Por Grace Gomes, superintendente de Mobilidade – Sedur Governo da Bahia
A Mobilidade Urbana não é igual para todos! Cada pessoa tem suas próprias necessidades e atividades a realizar na cidade, o que implica em escolhas por itinerários, modais, horários mais adequados para seus deslocamentos.
Do ponto de vista de gênero, a sociedade brasileira ainda é estruturada desigualmente na distribuição de funções e papéis, o que se reflete na organização do tempo de mulheres e homens. Isso gera padrões diferenciados de deslocamentos, impactando direta e desproporcionalmente na mobilidade urbana.
A mobilidade das mulheres é formada por deslocamentos complexos e multimodais, devido às diversas responsabilidades de trabalho e cuidado, bem como a questões de segurança, que as fazem adaptar seus percursos e meios de transportes para garantirem sua integridade.
A experiência da maioria das mulheres, desde que saem de casa até chegarem ao destino, resume-se em uma emoção: o medo – de assédio, assalto e até mesmo estupro em suas viagens diárias.
Os tipos mais comuns de assédio no transporte público são olhares provocantes, piscadas, gestos ofensivos, toques indesejados no corpo das mulheres e meninas, e agressão.
O desconforto com a segurança é multiplo: o modal do transporte, a relação com motoristas e passageiros, a área do destino e o ambiente das estações, terminais e pontos de parada – tudo pode ser ameaçador para mulheres do ponto de vista da segurança. O cuidado com os espaços relacionados ao transporte deve ser ampliado, buscando-se destinar mais recursos de segurança, como iluminação e visibilidade adequadas, para reduzir o risco de agressão a mulheres.
Para mudar essa realidade, o planejamento da mobilidade deve incorporar cada vez mais a perspectiva interseccional de gênero, incluindo também raça, etnia, presença ou não de deficiência, renda, idade e religião.
As pesquisas que baseiam os planos e projetos devem abranger todas essas especificidades, para que seja possível realizar um diagnóstico ainda mais preciso sobre tais perspectivas, beneficiando, dessa forma, a construção de políticas públicas mais eficientes e embasadas em evidências.

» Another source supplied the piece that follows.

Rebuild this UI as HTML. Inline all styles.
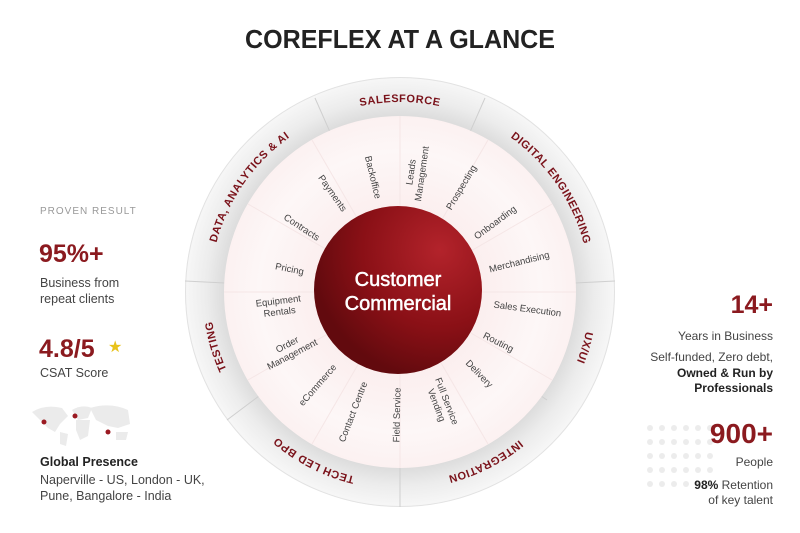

Como medidas práticas, os gestores públicos deveriam assegurar a disponibilidade e capilaridade do transporte à noite e durante a madrugada, instalando câmeras de monitoramento e aplicativos para denúncia, de forma a reduzir as chances de violência e assédio.
Em complementação à essas medidas, as operadoras dos sistemas de transporte deveriam fazer programas de treinamento para motoristas, cobradoras/es e outras/os funcionárias/os do sistema de mobilidade, para conscientizar e instruir sobre como lidar com casos de assédio sexual e violência contra a mulher, além da disponibilização de canais de comunicação e centros de atendimento à mulher, compostos de equipes multidisciplinares nas estações e terminais de transporte público.
Para uma empresa inclusiva, promover a equidade de gênero não é apenas um compromisso social, mas também uma estratégia inteligente de crescimento. As operadoras de transporte que investem na valorização das mulheres se tornam mais inovadoras, produtivas e preparadas para os desafios do futuro.
Para tanto, é fundamental aumentar a igualdade de gênero no setor para estimular uma maior presença de mulheres nas empresas públicas e concessionárias. É igualmente importante a presença de mulheres como um todo nos cargos com poder de decisão e no quadro técnico dos órgãos gestores, das empresas públicas e concessionárias vinculadas à mobilidade urbana.
Para a inclusão feminina não ser apenas um discurso, mas uma prática consolidada, o sistema deve contar com políticas estruturadas que garantam igualdade de salários, incentivo à liderança feminina e um ambiente seguro para trabalho das mulheres.
Entre as ações que fortalecem a presença e valorização das mulheres, destacam-se: recrutamento e promoção equitativos, garantindo que mulheres tenham as mesmas oportunidades de crescimento que os homens; ambiente de trabalho acolhedor, com medidas firmes contra assédio e discriminação; programas de liderança feminina, incentivando a ocupação de cargos estratégicos por mulheres; salários justos e oportunidades de desenvolvimento, assegurando equidade na progressão de carreira; e
contratação e promoção de mulheres grávidas, garantindo que a maternidade não seja um obstáculo para o crescimento profissional.
Por fim, é possível perceber que não é apenas a melhoria da infraestrutura que vai garantir uma mobilidade inclusiva. É necessário que haja transversalidade das políticas públicas para as mulheres, emprego e renda, e mobilidade, de forma a trazer constantemente para o debate questões relativas a assédio moral e sexual, rótulos associados à mulher no mercado de trabalho, restrições à gravidez, a suposta inferioridade intelectual das mulheres, ou a posição em que são colocadas como objeto de desejo. Somente assim tais questões poderão ser descontruídas.